*Dataset entries*:
□ □ □ □ □

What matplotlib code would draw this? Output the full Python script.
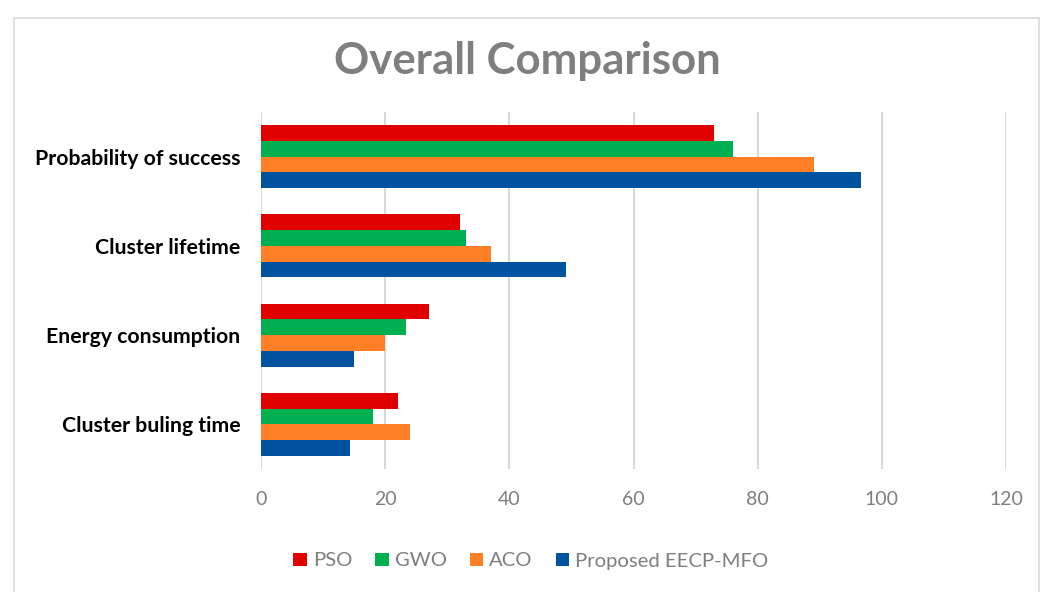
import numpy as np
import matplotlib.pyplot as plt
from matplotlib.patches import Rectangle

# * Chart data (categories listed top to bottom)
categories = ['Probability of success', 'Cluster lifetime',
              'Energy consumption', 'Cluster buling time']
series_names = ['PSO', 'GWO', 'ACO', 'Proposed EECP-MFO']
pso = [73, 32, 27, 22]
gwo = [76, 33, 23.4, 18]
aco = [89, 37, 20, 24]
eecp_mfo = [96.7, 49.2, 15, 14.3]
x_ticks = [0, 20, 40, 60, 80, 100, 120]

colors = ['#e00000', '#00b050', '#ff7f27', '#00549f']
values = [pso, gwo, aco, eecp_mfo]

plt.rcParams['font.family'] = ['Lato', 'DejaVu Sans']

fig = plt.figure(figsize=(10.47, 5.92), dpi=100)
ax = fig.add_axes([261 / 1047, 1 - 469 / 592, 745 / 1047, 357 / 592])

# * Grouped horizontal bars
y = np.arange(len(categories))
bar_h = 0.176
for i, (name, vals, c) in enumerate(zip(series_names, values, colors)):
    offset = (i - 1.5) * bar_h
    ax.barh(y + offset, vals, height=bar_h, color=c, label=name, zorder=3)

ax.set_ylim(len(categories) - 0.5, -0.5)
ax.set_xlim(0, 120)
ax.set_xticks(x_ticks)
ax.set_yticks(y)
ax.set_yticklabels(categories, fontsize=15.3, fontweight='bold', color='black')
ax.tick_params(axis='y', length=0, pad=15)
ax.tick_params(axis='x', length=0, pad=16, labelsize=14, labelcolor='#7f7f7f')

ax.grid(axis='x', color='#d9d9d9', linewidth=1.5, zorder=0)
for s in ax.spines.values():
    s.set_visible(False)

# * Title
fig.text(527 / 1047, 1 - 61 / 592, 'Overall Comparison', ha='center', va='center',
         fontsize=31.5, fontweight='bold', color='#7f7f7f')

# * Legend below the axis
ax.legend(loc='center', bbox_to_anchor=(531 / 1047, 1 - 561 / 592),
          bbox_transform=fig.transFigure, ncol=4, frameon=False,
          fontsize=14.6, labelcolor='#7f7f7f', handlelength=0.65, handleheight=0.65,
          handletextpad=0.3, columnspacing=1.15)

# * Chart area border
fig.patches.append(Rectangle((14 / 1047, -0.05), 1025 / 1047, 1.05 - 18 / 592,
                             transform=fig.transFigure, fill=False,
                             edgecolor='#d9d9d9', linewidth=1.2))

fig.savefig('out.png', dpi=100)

□ □ □ □ □

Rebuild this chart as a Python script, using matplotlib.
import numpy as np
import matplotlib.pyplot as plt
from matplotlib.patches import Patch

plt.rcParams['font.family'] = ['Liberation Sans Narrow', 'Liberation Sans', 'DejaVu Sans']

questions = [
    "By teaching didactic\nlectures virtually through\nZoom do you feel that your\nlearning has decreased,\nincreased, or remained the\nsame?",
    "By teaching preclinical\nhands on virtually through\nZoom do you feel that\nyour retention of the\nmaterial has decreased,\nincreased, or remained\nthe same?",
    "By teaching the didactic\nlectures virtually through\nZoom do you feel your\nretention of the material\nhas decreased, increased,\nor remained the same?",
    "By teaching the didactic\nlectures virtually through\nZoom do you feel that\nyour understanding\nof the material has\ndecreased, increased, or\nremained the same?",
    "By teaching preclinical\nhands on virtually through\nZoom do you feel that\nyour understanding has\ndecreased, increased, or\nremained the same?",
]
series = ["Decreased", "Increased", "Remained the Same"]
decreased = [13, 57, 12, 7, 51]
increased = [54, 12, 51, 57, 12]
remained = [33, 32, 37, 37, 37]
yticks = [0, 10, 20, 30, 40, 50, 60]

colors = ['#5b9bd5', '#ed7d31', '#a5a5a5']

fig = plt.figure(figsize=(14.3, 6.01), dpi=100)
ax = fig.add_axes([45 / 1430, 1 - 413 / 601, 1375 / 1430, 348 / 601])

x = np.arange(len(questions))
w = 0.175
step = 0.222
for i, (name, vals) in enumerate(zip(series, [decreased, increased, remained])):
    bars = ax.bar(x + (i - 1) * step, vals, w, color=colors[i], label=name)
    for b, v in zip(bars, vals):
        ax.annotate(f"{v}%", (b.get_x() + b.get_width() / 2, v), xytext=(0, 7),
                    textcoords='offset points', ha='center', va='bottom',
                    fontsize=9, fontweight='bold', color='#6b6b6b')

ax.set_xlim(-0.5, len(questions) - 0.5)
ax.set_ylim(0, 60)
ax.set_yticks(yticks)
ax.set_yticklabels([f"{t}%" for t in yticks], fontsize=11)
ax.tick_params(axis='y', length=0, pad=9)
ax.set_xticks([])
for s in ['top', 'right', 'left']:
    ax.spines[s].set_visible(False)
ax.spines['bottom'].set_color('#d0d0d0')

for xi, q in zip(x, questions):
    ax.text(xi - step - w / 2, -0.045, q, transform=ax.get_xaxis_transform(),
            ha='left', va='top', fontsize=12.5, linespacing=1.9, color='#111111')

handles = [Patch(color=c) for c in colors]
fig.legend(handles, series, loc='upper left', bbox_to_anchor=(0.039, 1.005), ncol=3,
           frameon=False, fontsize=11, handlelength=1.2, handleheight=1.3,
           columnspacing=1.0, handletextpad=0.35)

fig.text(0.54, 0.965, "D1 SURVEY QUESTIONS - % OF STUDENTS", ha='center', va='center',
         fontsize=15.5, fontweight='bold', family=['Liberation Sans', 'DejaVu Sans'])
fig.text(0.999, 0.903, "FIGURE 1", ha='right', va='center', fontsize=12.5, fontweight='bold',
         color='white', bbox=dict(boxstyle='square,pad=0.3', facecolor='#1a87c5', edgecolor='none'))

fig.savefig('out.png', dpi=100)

□ □ □ □ □

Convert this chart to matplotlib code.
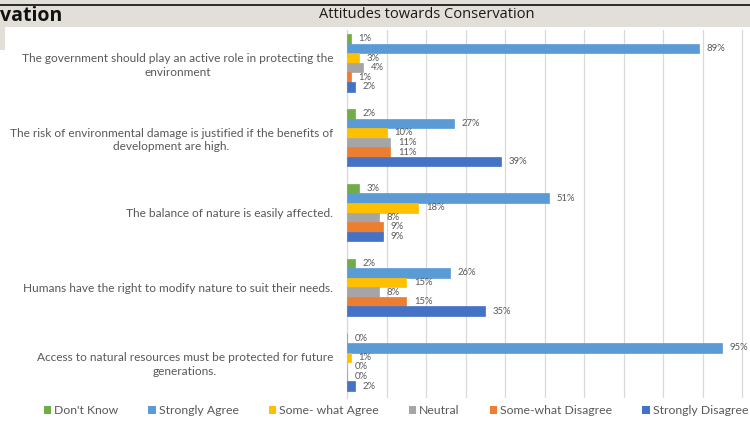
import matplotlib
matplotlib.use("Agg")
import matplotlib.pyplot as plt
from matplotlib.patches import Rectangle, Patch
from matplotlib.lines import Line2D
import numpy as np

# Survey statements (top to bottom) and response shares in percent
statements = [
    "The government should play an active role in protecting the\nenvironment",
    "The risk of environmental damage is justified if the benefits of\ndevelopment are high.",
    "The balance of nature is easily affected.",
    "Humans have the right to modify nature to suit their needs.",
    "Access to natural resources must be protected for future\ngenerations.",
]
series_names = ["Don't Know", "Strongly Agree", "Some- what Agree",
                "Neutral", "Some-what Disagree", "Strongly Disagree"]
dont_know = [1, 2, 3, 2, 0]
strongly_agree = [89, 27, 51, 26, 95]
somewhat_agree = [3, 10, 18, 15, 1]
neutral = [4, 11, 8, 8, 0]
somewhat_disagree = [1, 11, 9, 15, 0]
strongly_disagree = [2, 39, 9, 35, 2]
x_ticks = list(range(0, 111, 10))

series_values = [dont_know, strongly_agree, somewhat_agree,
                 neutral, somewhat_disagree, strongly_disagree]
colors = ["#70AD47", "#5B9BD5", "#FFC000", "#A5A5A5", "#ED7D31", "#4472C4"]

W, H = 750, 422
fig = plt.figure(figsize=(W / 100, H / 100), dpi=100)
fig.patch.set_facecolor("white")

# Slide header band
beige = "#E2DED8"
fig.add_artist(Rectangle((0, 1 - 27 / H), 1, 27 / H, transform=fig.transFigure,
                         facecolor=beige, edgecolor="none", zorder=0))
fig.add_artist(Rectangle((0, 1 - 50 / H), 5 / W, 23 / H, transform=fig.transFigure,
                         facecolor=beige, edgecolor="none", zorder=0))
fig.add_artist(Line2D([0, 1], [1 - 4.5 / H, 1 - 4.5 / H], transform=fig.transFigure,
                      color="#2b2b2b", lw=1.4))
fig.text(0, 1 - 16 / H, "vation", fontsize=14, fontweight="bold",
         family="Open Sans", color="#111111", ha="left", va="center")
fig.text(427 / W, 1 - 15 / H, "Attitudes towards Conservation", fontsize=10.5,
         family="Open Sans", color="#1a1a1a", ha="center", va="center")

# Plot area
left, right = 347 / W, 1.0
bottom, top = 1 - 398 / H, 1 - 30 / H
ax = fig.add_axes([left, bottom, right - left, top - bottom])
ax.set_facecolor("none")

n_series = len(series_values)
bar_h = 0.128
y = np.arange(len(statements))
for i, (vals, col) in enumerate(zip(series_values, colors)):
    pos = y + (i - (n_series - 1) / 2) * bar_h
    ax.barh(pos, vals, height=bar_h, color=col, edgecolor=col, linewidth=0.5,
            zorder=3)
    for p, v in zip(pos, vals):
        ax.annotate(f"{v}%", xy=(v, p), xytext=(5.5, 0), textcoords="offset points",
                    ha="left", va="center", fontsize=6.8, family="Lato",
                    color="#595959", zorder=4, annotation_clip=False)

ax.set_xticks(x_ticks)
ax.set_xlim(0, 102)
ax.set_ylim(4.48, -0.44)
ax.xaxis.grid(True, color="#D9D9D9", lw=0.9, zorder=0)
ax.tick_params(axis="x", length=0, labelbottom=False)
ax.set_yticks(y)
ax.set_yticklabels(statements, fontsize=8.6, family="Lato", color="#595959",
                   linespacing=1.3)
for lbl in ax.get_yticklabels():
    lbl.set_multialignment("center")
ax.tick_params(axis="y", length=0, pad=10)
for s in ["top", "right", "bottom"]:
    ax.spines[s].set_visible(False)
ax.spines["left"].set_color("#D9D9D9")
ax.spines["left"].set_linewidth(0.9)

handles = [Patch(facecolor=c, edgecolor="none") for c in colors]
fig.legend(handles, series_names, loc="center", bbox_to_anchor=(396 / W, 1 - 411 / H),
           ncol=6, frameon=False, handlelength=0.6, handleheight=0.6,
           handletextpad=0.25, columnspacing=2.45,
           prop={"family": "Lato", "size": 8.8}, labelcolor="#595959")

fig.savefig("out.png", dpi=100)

□ □ □ □ □

*Work instructions*: Starting at the line that contains "Rebuild this chart" and ending at the line that contains "plt.rcParams['font.family'] = ['Liberation", repeat each line exactly, both ends included, and nothing else.

*Answer to this task*:
Rebuild this chart as a Python script, using matplotlib.
import numpy as np
import matplotlib.pyplot as plt
from matplotlib.patches import Patch

plt.rcParams['font.family'] = ['Liberation Sans Narrow', 'Liberation Sans', 'DejaVu Sans']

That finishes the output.